## Stated problem
How many lines of the material below contain the string "this"? Answer with the number and nothing else.

## Supplied entries
□ □ □
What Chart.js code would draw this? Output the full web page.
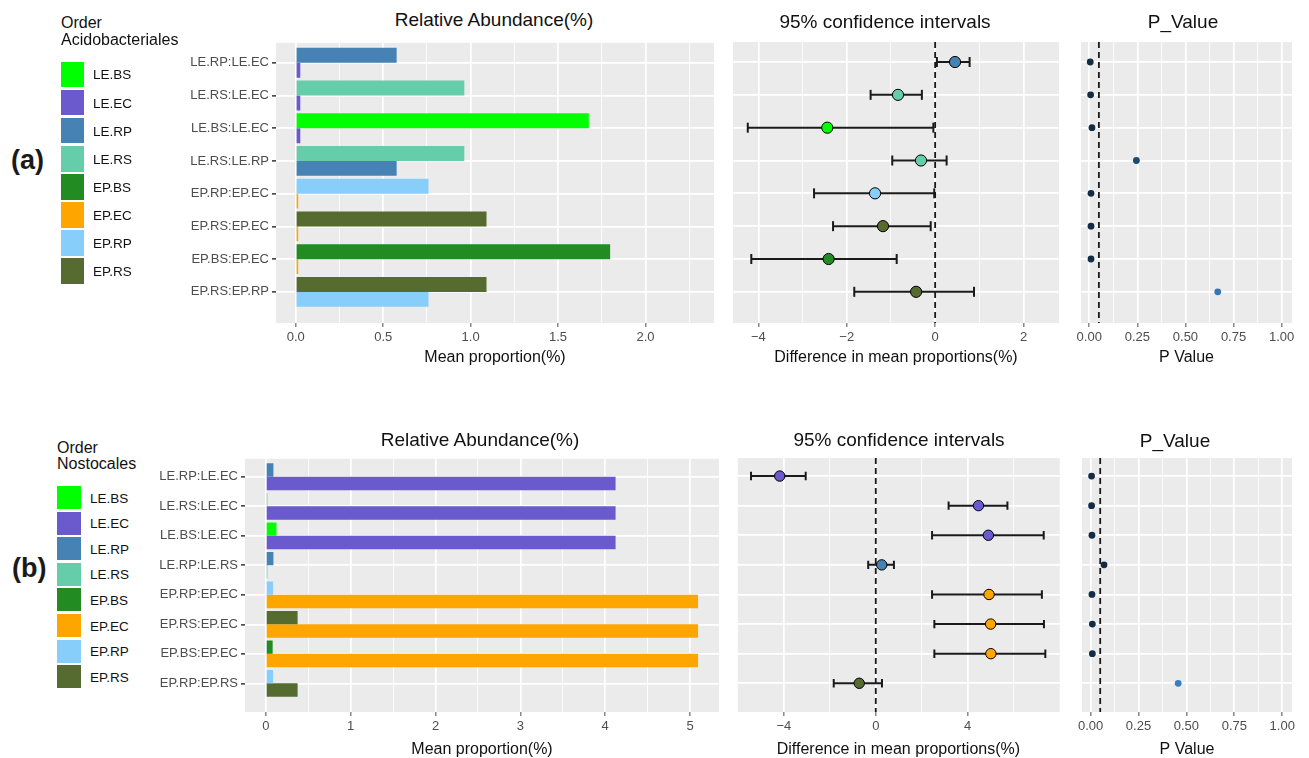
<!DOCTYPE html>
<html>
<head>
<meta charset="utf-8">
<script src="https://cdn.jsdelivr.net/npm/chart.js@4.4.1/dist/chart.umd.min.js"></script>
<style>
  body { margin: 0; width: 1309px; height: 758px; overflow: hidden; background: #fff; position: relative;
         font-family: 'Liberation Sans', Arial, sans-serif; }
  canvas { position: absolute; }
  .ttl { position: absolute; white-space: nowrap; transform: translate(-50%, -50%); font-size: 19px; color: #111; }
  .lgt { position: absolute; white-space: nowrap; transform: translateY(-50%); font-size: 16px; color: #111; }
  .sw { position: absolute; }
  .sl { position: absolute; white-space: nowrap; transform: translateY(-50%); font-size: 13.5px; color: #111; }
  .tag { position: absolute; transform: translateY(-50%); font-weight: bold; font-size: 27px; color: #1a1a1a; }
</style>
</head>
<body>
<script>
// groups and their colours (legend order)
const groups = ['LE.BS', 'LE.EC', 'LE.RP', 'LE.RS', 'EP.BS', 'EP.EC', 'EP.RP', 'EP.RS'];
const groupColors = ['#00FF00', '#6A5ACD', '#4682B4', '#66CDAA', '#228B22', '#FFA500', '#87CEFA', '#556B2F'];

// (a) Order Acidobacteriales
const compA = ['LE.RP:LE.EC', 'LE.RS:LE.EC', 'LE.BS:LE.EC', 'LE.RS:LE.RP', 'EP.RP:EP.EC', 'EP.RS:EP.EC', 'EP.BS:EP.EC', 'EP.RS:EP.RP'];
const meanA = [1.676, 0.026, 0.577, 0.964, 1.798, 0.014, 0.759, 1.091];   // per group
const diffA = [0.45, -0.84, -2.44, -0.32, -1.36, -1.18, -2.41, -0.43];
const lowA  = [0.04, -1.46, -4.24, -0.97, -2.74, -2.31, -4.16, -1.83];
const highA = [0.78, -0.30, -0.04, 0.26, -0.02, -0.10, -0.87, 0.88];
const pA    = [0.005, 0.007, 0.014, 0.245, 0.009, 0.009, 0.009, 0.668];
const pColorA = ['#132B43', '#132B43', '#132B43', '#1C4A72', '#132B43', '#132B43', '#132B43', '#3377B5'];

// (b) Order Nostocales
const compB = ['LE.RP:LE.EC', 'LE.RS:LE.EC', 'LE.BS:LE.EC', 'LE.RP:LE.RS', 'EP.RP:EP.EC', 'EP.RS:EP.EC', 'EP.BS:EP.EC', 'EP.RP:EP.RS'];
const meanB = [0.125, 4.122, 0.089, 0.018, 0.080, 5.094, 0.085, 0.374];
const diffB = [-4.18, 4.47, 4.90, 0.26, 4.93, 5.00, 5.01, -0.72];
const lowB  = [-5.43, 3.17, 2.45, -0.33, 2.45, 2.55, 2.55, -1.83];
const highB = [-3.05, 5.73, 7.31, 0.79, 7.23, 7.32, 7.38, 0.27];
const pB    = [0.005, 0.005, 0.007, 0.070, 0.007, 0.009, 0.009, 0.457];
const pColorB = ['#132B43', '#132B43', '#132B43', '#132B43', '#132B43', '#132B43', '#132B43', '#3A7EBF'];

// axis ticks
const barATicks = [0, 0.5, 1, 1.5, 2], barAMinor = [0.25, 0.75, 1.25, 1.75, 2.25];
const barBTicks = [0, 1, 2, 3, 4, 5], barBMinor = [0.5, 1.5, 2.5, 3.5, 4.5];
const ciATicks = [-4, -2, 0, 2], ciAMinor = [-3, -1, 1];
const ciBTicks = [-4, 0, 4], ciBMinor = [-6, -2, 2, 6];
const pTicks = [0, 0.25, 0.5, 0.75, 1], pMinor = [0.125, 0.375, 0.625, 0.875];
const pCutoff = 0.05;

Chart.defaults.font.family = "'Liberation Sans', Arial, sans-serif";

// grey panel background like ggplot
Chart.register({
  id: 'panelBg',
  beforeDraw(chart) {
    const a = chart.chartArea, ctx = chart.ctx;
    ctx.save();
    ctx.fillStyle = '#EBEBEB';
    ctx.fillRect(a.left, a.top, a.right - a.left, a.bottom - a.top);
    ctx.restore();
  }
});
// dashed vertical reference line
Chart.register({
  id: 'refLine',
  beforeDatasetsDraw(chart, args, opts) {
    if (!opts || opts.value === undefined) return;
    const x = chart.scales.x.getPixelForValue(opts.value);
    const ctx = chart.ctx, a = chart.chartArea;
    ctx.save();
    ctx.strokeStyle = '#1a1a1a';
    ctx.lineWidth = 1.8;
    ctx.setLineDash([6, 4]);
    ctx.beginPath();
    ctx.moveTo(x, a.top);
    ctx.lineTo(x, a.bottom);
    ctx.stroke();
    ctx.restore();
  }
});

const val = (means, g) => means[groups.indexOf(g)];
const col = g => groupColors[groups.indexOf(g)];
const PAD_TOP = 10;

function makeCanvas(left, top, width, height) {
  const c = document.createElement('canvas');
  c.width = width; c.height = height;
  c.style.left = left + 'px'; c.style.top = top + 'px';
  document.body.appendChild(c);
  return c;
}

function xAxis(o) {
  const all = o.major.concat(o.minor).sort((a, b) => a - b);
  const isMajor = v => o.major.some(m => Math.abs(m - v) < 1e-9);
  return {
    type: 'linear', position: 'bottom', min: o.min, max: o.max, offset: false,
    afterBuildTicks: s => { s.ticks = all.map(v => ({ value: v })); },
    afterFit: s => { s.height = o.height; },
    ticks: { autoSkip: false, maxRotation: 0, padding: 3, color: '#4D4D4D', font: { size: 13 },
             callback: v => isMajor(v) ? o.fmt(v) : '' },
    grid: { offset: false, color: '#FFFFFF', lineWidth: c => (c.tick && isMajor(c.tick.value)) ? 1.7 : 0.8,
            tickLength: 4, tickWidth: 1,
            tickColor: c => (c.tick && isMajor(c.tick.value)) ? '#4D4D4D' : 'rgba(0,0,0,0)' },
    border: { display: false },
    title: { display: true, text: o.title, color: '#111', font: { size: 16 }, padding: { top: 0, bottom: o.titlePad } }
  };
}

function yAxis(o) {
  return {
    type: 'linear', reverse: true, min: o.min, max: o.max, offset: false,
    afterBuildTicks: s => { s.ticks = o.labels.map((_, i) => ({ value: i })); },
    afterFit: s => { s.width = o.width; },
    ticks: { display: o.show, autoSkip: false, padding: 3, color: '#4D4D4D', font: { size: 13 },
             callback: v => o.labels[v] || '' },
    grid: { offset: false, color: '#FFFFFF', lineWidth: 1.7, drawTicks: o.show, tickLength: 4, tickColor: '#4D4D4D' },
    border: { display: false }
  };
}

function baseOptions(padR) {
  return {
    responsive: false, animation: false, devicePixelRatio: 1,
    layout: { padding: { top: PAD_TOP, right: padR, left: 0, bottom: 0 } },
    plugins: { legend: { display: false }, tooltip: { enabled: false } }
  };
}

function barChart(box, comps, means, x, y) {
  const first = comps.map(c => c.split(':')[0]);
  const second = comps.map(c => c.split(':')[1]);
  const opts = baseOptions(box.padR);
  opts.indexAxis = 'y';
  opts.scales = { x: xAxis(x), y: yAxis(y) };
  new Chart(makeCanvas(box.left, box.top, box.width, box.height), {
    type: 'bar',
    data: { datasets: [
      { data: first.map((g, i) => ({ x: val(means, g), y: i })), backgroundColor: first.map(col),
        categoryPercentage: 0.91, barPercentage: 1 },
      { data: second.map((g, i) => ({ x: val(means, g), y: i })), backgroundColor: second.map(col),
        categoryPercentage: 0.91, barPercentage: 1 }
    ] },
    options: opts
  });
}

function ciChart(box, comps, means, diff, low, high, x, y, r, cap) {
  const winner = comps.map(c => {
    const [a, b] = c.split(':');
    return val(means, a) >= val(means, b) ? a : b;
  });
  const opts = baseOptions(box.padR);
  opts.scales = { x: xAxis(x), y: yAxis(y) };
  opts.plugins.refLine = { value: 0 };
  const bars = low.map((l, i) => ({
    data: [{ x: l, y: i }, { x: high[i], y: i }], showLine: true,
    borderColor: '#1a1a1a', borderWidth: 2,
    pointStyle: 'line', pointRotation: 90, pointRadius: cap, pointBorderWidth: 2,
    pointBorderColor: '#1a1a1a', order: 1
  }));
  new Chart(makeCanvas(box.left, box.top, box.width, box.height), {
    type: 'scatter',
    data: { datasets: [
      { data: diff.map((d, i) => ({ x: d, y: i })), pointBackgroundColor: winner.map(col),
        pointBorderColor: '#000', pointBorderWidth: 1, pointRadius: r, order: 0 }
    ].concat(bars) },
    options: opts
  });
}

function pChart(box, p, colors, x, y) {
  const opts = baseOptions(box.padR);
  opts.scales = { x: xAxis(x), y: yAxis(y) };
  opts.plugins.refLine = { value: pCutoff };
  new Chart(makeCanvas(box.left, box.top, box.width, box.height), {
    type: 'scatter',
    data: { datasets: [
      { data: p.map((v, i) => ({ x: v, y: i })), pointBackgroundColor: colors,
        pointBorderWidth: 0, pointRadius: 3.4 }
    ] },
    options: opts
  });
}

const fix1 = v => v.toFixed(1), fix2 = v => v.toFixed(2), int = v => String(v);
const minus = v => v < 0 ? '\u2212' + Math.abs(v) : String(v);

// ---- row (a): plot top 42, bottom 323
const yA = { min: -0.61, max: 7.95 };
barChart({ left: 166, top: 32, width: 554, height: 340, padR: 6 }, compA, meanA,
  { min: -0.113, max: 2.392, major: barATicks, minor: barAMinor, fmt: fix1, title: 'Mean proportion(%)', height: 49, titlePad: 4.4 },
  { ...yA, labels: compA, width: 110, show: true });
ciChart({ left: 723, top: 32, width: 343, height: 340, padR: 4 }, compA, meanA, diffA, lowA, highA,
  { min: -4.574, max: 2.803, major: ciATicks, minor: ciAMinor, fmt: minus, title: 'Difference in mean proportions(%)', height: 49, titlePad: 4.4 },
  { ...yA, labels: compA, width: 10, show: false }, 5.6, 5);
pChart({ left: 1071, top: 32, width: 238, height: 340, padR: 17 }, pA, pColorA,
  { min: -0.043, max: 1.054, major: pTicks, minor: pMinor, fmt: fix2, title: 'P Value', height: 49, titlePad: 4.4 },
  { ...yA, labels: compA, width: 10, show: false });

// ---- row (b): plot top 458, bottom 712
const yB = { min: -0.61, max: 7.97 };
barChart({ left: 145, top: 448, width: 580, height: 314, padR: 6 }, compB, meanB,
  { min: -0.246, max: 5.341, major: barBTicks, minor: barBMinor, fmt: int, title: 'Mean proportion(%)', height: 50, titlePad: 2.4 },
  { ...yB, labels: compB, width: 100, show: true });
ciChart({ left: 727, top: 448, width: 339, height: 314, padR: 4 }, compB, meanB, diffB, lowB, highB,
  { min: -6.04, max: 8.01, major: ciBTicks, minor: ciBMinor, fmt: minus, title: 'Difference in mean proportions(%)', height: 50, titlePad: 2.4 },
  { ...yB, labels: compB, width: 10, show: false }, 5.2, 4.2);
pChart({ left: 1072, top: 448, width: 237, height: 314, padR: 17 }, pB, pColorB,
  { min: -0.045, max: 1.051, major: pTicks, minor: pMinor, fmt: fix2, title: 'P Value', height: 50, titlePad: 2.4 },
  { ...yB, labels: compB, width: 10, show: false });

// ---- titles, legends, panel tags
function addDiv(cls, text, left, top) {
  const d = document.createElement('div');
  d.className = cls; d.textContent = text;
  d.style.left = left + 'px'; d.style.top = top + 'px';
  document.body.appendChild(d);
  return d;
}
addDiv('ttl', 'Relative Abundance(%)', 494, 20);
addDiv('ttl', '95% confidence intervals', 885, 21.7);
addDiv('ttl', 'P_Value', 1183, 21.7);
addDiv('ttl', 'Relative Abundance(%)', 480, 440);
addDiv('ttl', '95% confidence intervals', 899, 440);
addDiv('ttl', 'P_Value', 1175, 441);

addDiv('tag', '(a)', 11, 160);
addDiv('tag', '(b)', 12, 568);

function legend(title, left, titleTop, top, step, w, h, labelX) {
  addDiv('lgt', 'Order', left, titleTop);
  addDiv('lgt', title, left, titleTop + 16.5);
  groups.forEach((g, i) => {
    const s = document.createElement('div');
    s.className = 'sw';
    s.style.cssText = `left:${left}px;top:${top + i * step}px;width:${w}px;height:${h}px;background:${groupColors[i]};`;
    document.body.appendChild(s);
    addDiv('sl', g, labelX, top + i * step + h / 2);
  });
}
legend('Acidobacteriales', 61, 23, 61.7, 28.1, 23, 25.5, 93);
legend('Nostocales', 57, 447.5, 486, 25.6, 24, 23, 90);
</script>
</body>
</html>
□ □ □
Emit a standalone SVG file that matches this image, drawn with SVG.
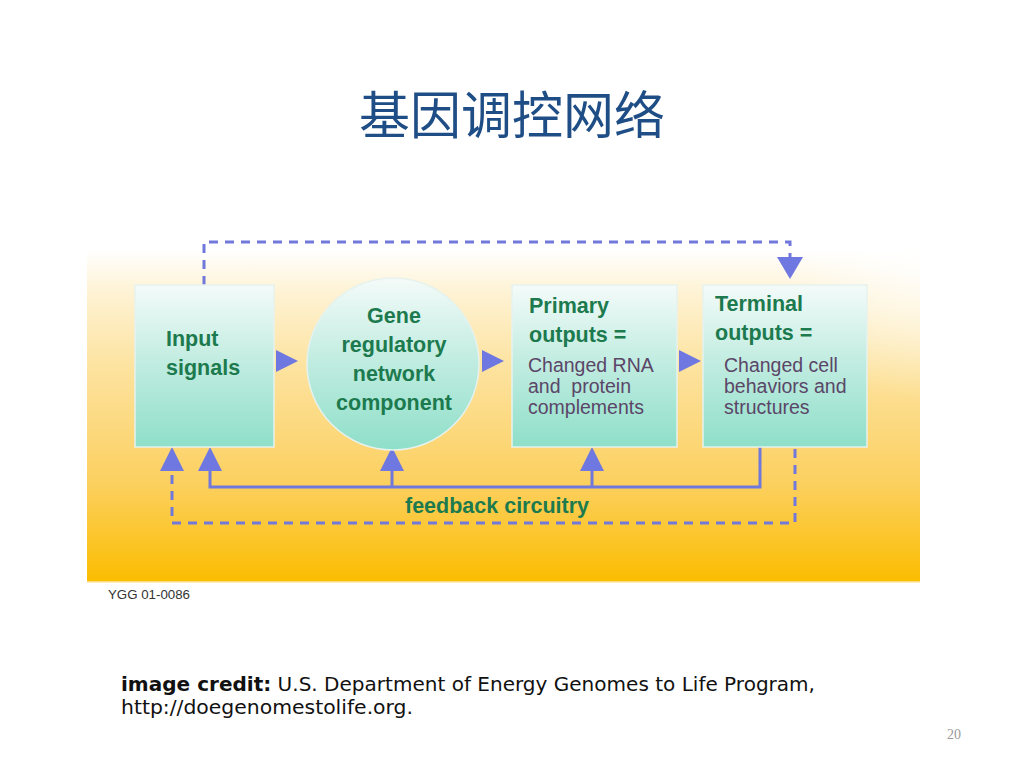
□ □ □
## Reply
2